On that basis, the athlete who was his country’s flag-bearer at the opening ceremony, is being treated as if he was as guilty of transgressing Olympic standards for doping.
It will be of no immediate comfort to Vladyslav Heraskevych and his legion of supporters, including fellow Olympians, but those who have banned him are on the arguably wrong side of Olympic history.
At the 1968 Summer Games in Mexico City, black American athletes Tommie Smith and John Carlos stood on the podium as the national anthem was played, bowed their heads and raised a black-gloved hand in silent protest in support of civil rights in their country.
They were kicked off the U.S team, sent home, banned from sports and vilified for decades.

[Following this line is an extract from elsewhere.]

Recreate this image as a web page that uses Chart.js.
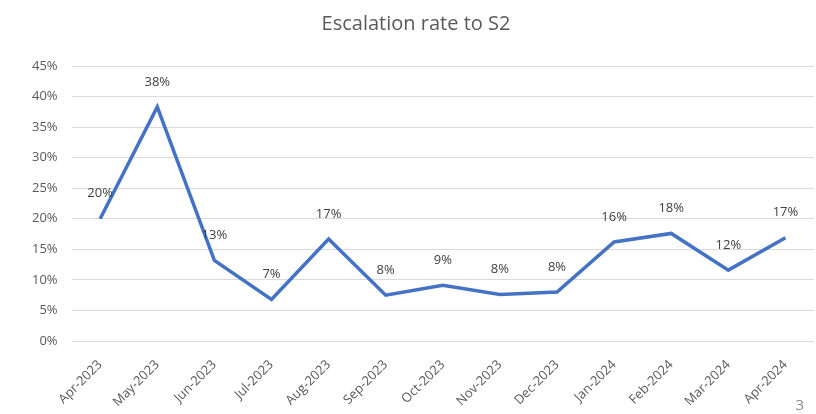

In 2008, Smith and Carlos were honoured with the Arthur Ashe Courage Award, presented annually to athletes who “transcend sports”.
In contrast, the ridiculous Gianni Infantino, head of world soccer and presenter of the pretend “peace award” to Trump, wants to lift the ban imposed on teams from Russia and its ally Belarus over the invasion of Ukraine because it has “not achieved anything”.
RAGE ISN’T GOOD ENOUGH
Apart from the massive bonus it provides to the industries responsible for the pollution that drives climate change, and affirmation for those who deny such a thing actually exists, Infantino’s argument is an uncharacteristically succinct summation of the Trump administration’s repeal of the “endangerment finding” that provided “a sound legal basis to regulate greenhouse gases under the Clean Air Act”.
An analysis by Berkeley Earth concluded that the last 11 years have been the warmest on record.
Scientists are now firmly convinced that rising CO2 and methane is altering the climate, with the effect of longer and more severe droughts, floods, hurricanes and larger and more intense fires.
If the results of that could be limited to the MAGA states, the rest of us could choose between schadenfreude and pity, and get on with life regulated by common sense and the benefits of believing science, as opposed to conspiracy theories, willful denial of the obvious and enriching billionaire polluters.
The sad fact that the rest of us are going to have to share, and suffer, the results of what will pass for American climate “laws”, puts the options of rage, righteous indignation or disgust-tempered amusement in the Hobson’s Choice category for podium positions.